Spotlight: Akinbode Adedeji

International influences have positioned Akinbode Adedeji, known as “Dr. Bode” to his students, to make an international impact. A food engineer in the Department of Biosystems and Agricultural Engineering, his research focuses on ensuring everyone in the world has a safe, reliable food supply. Having worked in four countries on three continents, he’s proud to tell people he now lives in the Horse Capital of the World. 

Q: How did you come to UK?
A: I am originally from southwest Nigeria, but I have spent 10 years in Canada. I got my undergraduate and master’s degrees in Nigeria and my doctorate at McGill University. After graduating, I went back to Nigeria and worked for a year and a half. Then I briefly took a position in France before accepting a position at Kansas State University. From there, I went back to Canada to be a research associate at McGill. I accepted a position at the University of Kentucky in 2014.

Q: When did you develop your passion for food engineering?
A: Originally, I wanted to be a chemical engineer, but I didn’t get into that program in Nigeria. I was drafted into the food engineering program, which was the first undergraduate program of its kind in Africa. I decided to stay with food engineering, because I felt like I could make a meaningful impact on humanity using engineering-based solutions.

Q: Can you tell me about your research at UK?
A: At UK, my research focuses in three areas. The first one is underutilized grain value-addition, which are grains that have not been fully explored but have potential for food applications. I’m specifically looking at different cultivars of proso millet grown in the United States. My second area is noninvasive methods for food quality assessment and for safety assurance. By using sound sensors and hyperspectral imaging, we can make sure food is actually what manufacturers claim it to be and prevent food fraud from health and religious standpoints. My third area is developing technology to help farmers in developing countries with storing and handling grain after harvest.
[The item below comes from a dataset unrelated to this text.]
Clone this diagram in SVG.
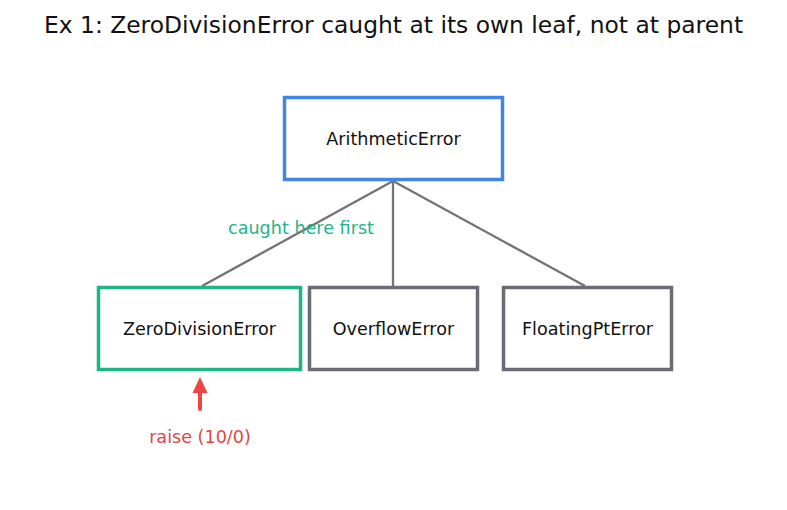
<svg xmlns="http://www.w3.org/2000/svg" width="787" height="510" viewBox="0 0 787 510">
<style>
text { font-family: "DejaVu Sans", "Liberation Sans", sans-serif; }
.box { fill: #ffffff; stroke-width: 3.5; }
.lbl { font-size: 17.6px; fill: #111111; text-anchor: middle; dominant-baseline: central; }
.edge { stroke: #737373; stroke-width: 2.3; fill: none; }
</style>
<rect width="787" height="510" fill="#ffffff"/>
<text x="393.5" y="25" font-size="23.4" text-anchor="middle" dominant-baseline="central" fill="#111111">Ex 1: ZeroDivisionError caught at its own leaf, not at parent</text>
<g id="connectors">
<line class="edge" x1="393" y1="181" x2="202" y2="286"/>
<line class="edge" x1="393" y1="181" x2="393" y2="286"/>
<line class="edge" x1="393" y1="181" x2="585" y2="286"/>
<line x1="200" y1="409" x2="200" y2="390" stroke="#ef4444" stroke-width="4" stroke-linecap="round"/>
<path d="M200,377 L207.5,393 L192.5,393 z" fill="#ef4444"/>
</g>
<g id="arithmetic">
<rect class="box" x="284.5" y="97.5" width="218" height="82" stroke="#4285e4"/>
<text class="lbl" x="393.5" y="138.5">ArithmeticError</text>
</g>
<g id="zerodiv">
<rect class="box" x="98.5" y="287.5" width="202" height="82" stroke="#1db584"/>
<text class="lbl" x="199.5" y="328.5">ZeroDivisionError</text>
</g>
<g id="overflow">
<rect class="box" x="309.5" y="287.5" width="168" height="82" stroke="#6b6b78"/>
<text class="lbl" x="393.5" y="328.5">OverflowError</text>
</g>
<g id="floating">
<rect class="box" x="503.5" y="287.5" width="168" height="82" stroke="#6b6b78"/>
<text class="lbl" x="587.5" y="328.5">FloatingPtError</text>
</g>
<text x="301" y="228" font-size="17.6" text-anchor="middle" dominant-baseline="central" fill="#1db584">caught here first</text>
<text x="200" y="437" font-size="17.6" text-anchor="middle" dominant-baseline="central" fill="#e04848">raise (10/0)</text>
</svg>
Q: What do you enjoy most about your job?
A: The most exciting part of my job is mentoring students and international scholars who are visiting. I enjoy seeing students come into my classroom. They may not know a lot about the topic at first, but by the end of the class, they are displaying some level of deep understanding and proficiency in the subject. I also enjoy seeing my students doing well for themselves and making an impact in their careers.